Anak Haram Bernama Korupsi
Kira-kira
dimulai sejak rezim orba menemukan ajalnya di tahun 1998, maka isu korupsi
mencuat kepermukaan publik. Reformasi menyadarkan kita kalau dalam rumah tangga
orde baru telah tumbuh anak haram bernama korupsi. Sudah sejak lama kosa kata
korupsi ini terlewati begitu saja, meski kamus mendefinisikannya
sebagai tindakan penyelewengan uang negara.
Setahap
demi setahap negeri ini terus berjalan mencari titik kesempurnaannya untuk
menjadi sebuah negara yang betul-betul adil bagi seluruh rakyat yang bermukim
dalam wilayahnya. Segala hal telah dilakukan, mulai dari perbaikan sistem
politik, ekonomi, budaya, dan sebagainya. Lalu apakah kesemua itu telah
tercapai? Rasanya belum,
korupsi rupanya menjadi
momok yang menakutkan.
Merespon
itu, pemerintah membentuk badan khusus yang fokus untuk melawan tindakan
merugikan negara, lahirlah KPK sebagai sebuah lembaga
independen. Lalu apakah kinerja KPK sudah memenuhi tuntutan keadilan publik
yang sampai detik ini masih terus disuguhi sinetron korupsi para pejabat
negara? Jawaban bisa berbeda.
Melalui
catatan ini, saya tak perlu lagi mengulang tentang kasus
korupsi, dengan terbukanya dan semakin
beragamnya bentuk media saat ini memungkinkan pembaca (publik) lebih mengetahui
akan hal itu. Kalau tindakan korupsi bukan hanya terjadi di
pusat tapi juga di daerah. Ringkasnya, pemberitaan korupsi bukan
lagi sebagai berita yang selalu dinantikan.

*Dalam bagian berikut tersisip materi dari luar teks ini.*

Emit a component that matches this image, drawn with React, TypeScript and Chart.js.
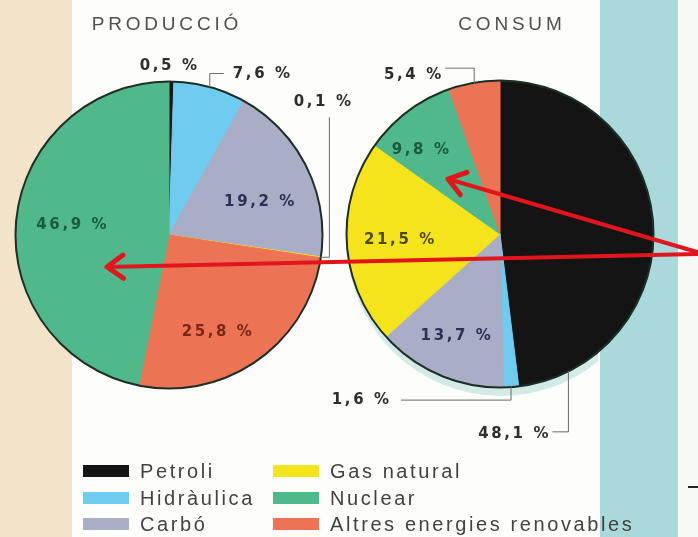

Tapi sudah menjadi lumrah karena saking banyaknya, dan itu jelas menjenuhkan.
Sejarah
Korupsi
Sebenarnya muasal korupsi sudah berlangsung sejak zaman kerajaan,
praktik ini selalu ada jika budaya dalam suatu masyarakat tidak
bisa memberikan penegasan pembedaan antara yang mana milik pribadi dan mana
milik negara. Pada posisi seperti ini maka muara
korupsi selalu dimulai dari penguasa, karena padanyalah pengaburan akan
kepemilikan orang banyak dapat berlangsung. (Mochtar Lubis:
1972).
Praktik
kekuasaan di masa lampau menunjukkan kalau tanah yang luas dikuasai sepenuhnya
oleh raja. Lalu masyarakat yang memanfaatkan tanah tersebut untuk bercocok
tanam dan sebagainya diwajibkan untuk membayar upeti. Kerangka ini wajib adanya
bagi masyarakat bawah, meski mereka sering menggerutu akan situasi yang
dialami. Namun realitas ini mensahkan kalau yang demikian adalah sesuatu yang
wajar-wajar saja, karena nilai yang dibangun oleh pihak kerajaan diterima
sebagai hukum kebudayaan yang abstrak di tengah masyarakat. Meminjam analisis
Max Weber, hal ini di sebut sebagai kekuasaan patrimonial yang menjadi cikal
bakal praktik korupsi di era modern.
Tapi
kompleksitas tindakan korupsi hari ini jauh berkembang melampaui asal muasalnya
sendiri. Meski sudah ada perubahan sistem politik dengan pendekatan yang lebih
demokratis, disebut demikian karena setidaknya pelibatan masyarakat dalam
menentukan pemimpin sudah diakomodasi. Sangat jauh berbeda dengan praktik di
masa lampau yang mana pemimpin hanya turun temurun.
Jadi
jangkauan luas praktik korupsi bukan lagi mentok di dalam istana, tapi
sudah mewabah ke tangan kekuasaan lainnya. Potensi ini
mungkin tak terpahami sebelumnya karena menganggap konsep perimbangan kekuasaan
(trias politika) dalam mengurus negara dapat memberikan kontrol terhadap eksekutif,
namun idealisasi ini justru menjadi bumerang bagi negara itu sendiri. Siapa
yang mengontrol siapa jika lowongan untuk berbuat curang sama-sama ada di depan
mata.
Kegagalan Sistem
Lemahnya
negara tak bisa dilepaskan dari praktik keputusan di masa lalu. Keputusan kala
menyepakati hubungan kerja dengan IMF dan Bank Dunia. Imbasnya, negara
tak lebih sebagai pelengkap administrasi yang meloloskan sejumlah praktik neoliberalisme yang salah satunya
ditandai dengan lahirnya korporasi perusahaan internasional yang
menggerogoti kekayaan alam.
Tindakan ini harus dibayar mahal dengan mengubah peran,
sifat, dan fungsi negara sebagai pelindung masyarakat. Itulah makanya,
negara harus berada pada posisi netral yang cukup
mengurus kesiapan administrasi dan aturan main yang jelas (regulasi).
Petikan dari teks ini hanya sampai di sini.